The 10th album from Angus Andrew’s shape-shifting project finds him continuing to throw electronic music against post-punk and see what happens. Each Liars album has borne different results, from dancepunk to electronic pulses to stark minimalism, and The Apple Drop is tempered by more thoughtful songwriting, equal parts moodier and darker. In the vocals of the second song “Slow and Turn Inward,” Andrew showcases a closer adherence to conventional songwriting than previously expected. His melodies range in shades of melancholy and unhinged tension. Nothing about this album is heavy or depressing, yet there are moments of sonic beauty on songs like “Big Appetite”; it flows more than grooves and mesmerizes with the shimmer from the shadows.
The songs on The Apple Drop hit with a narcotic pulse and a sardonic scowl, but are textured and melodic. Five songs in, and I was convinced this is the best album Liars have released in years. There are moments that feel cut from a similar cloth as post-Daydream Nation Sonic Youth. There is plenty of eerie atmosphere coloring the sounds they’ve woven into these songs, more accessible than Liars’ most experimental albums, but far from being obviously commercial. It’s not like there exists a mainstream form of radio where these songs would necessarily fit in.
Production-wise this album hits a sweet spot, raw enough to get the point across, yet mixed in a manner that balances all of the lush sounds being gathered together. A buzz of analog synths dominates “Leisure War,” the song with the most abrasive edge on the album, with an interesting drum mix to keep it grounded. In some ways “King of Crooks’ feels like a continuation of the mood established on the previous song, just smoothed out with a dreamier vibe. Andrew reaches for the heavens with the chilling “Star Search.” His baritone proves flexible in its moan, with a croon leans more towards a ritualistic sing-song chant at times. His falsetto is more like a voice cracking in a creepy manner. And “My Pulse to Ponder” is the first song to have a more tangible punk streak in its veins, nodding to the raw power of The Stooges.

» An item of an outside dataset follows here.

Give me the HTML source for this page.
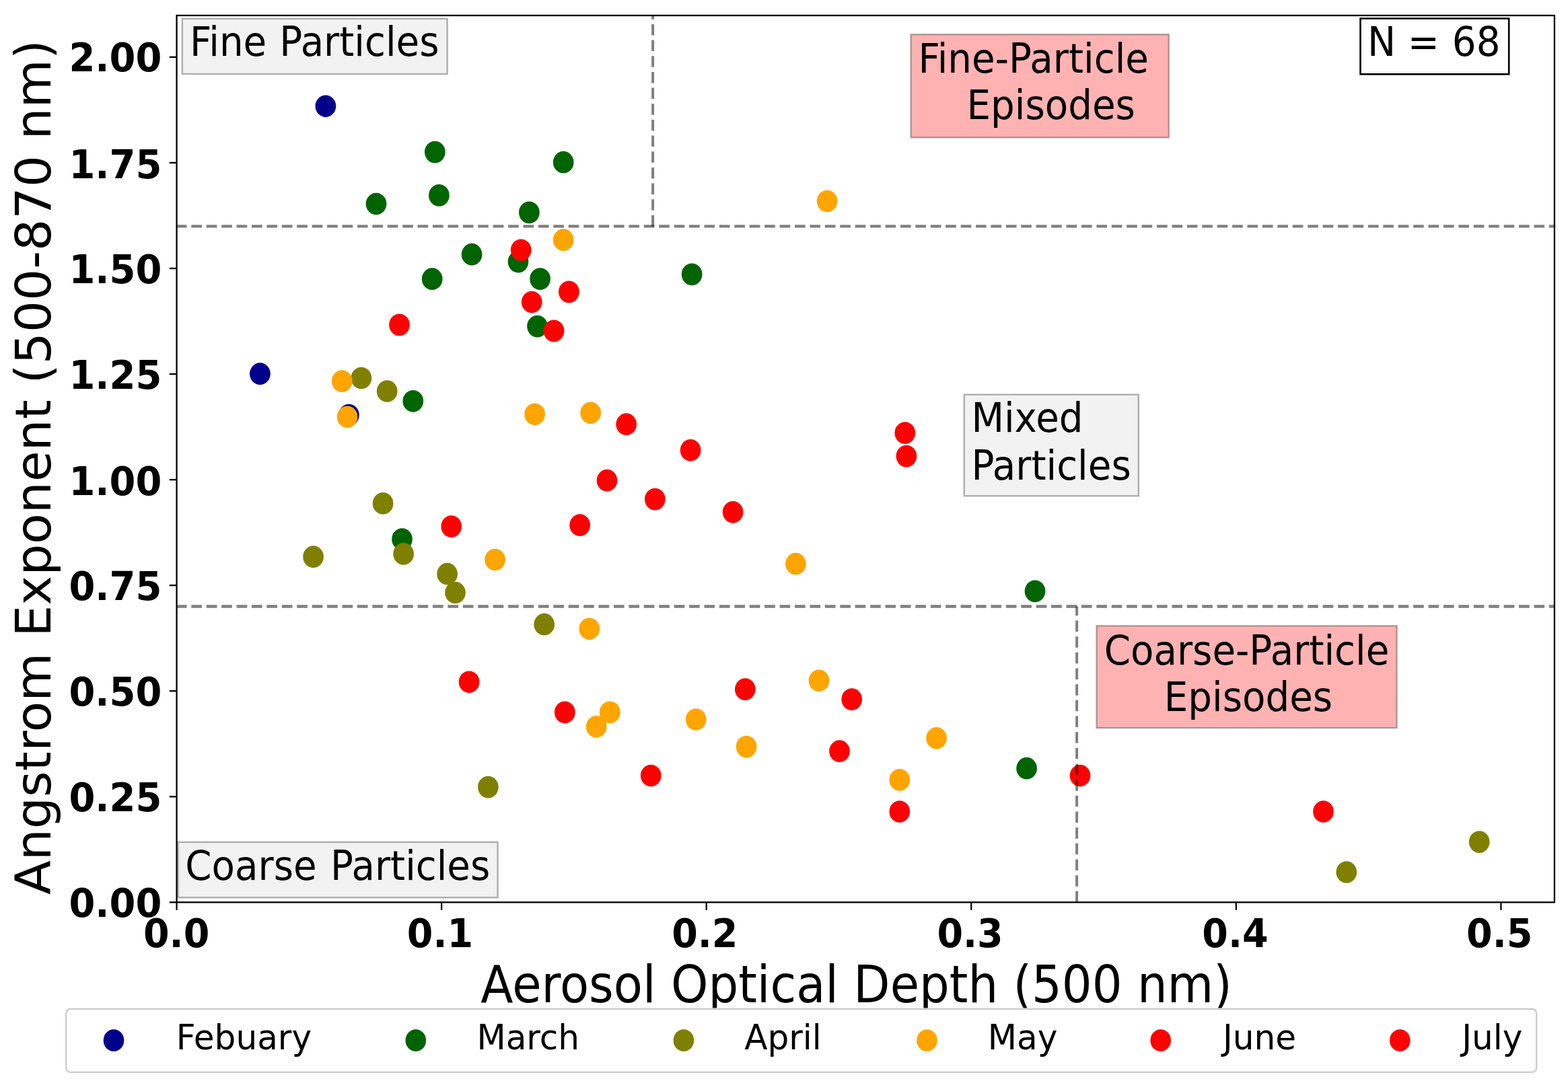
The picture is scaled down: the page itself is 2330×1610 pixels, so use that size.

Liars’ hypnotic flavor of weird comes together with a glaze of psychedelia on “Acid Crop,” and “New Planets New Undoings” is more of an experimental ambient outro. But regardless of these few, more peculiar diversions, Angus Andrew is at the top of his game as a songwriter on The Apple Drop—a rewarding listen and proof of new ground yet to be uncovered after two already fruitful decades.